17. How was Hampi in its heyday in the 15-16th centuries? When did it fall to ruin?
Answer: In its heyday in the fifteenth sixteenth centuries, Hampi bustled with commercial and cultural activities.
(i) Moors (a name used collectively for Muslim merchants), Chettis and agents of European traders such as the Portuguese, thronged the markets of Hampi.
(ii) Temples were the hub of cultural activities and devadasis (temple dancers) performed before the deity, royalty and masses in the many-pillared halls in the Virupaksha (a form of Shiva) temple.
(iii) The Mahanavami festival, known today as Navaratri in the south, was one of the most important festivals celebrated at Hampi.
Hampi fell into ruin following the defeat of Vijayanagara in 1565 by the Deccani Sultans – the rulers of Golconda, Bijapur, Ahmadnagar, Berar and Bidar.
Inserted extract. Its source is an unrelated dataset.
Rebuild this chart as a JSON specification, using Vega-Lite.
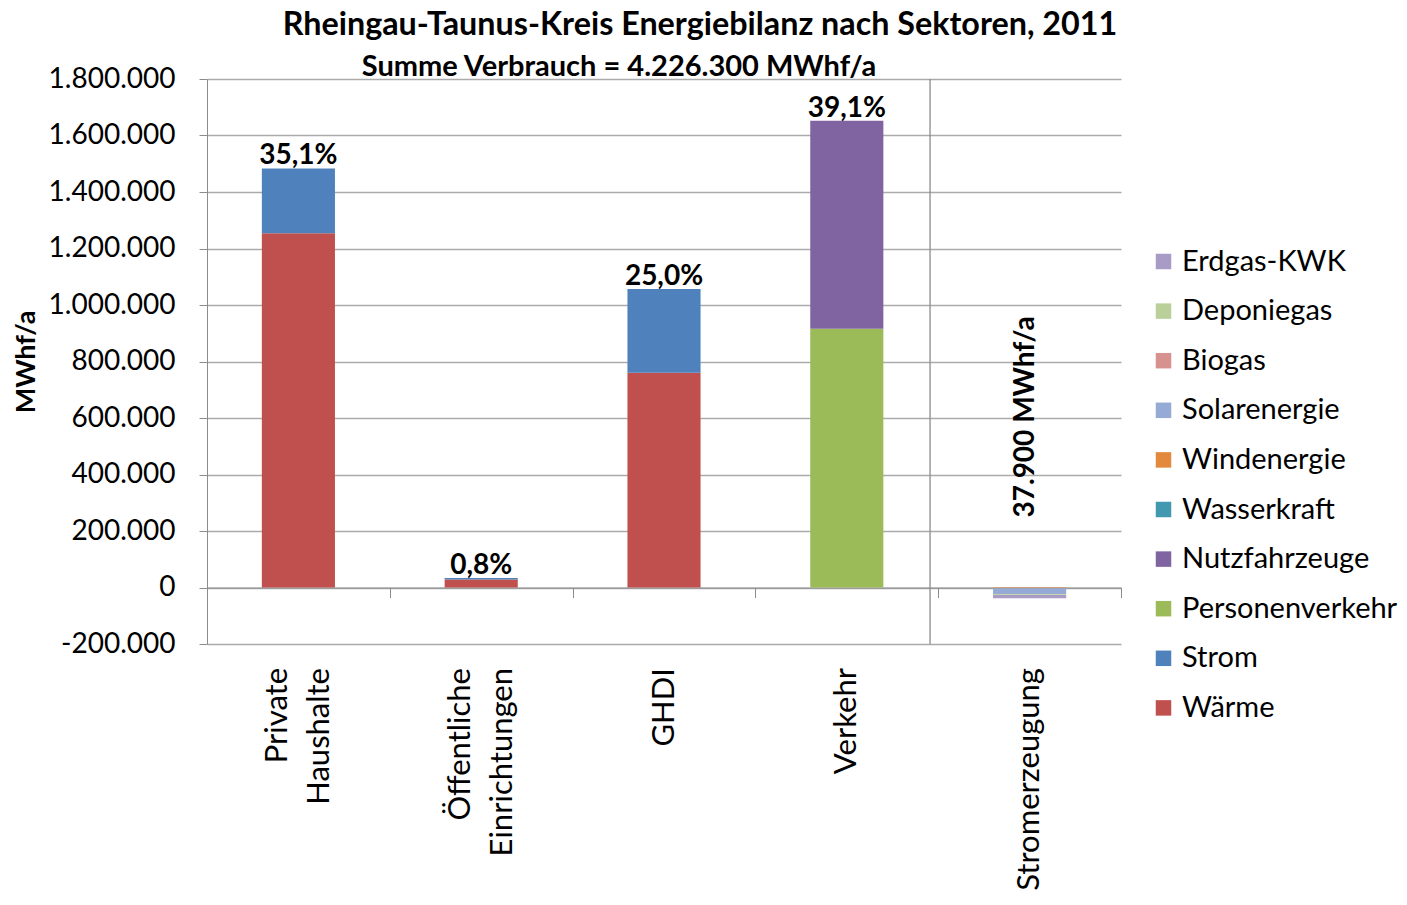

18. Why did Masulipatnam become prosperous and popular?
Answer: The town of Masulipatnam or Machlipatnam (literally, fish port town) lay on the delta of the Krishna river.
(i) In the seventeenth century it was a centre of intense activity. Both the Dutch and English East India Companies attempted to control Masulipatnam as it became the most important port on the Andhra coast.
(ii) The Qutb Shahi rulers of Golconda imposed royal monopolies on the sale of textiles, spices and other items to prevent the trade passing completely into the hands of the various East India Companies.
(iii) Fierce competition among various trading groups – the Golconda nobles, Persian merchants, Telugu Komati Chettis, and European traders – made the city populous and prosperous.
19. Describe the town Thanjavur.
Why do you think people regarded Thanjavur as a great town?
Answer: People regarded Thanjavur as a great town because of the following reasons:
(i) Thanjavur was the capital of the Cholas.The perennial river Kaveri flows near this beautiful town. One hears the bells of the Rajarajeshvara temple built by King Rajaraja Chola.
(ii) The townspeople are all praise for its architect Kunjaramallan Rajaraja Perunthachchan who has proudly carved his name on the temple wall. Inside is a massive Shiva linga.
(iii) Besides the temple, there are palaces with mandapas or pavilions. Kings hold court in these mandapas, issuing orders to their subordinates. There are also barracks for the army.
(iv) The town is bustling with markets selling grain, spices, cloth and jewellery. Water supply for the town comes from wells and tanks.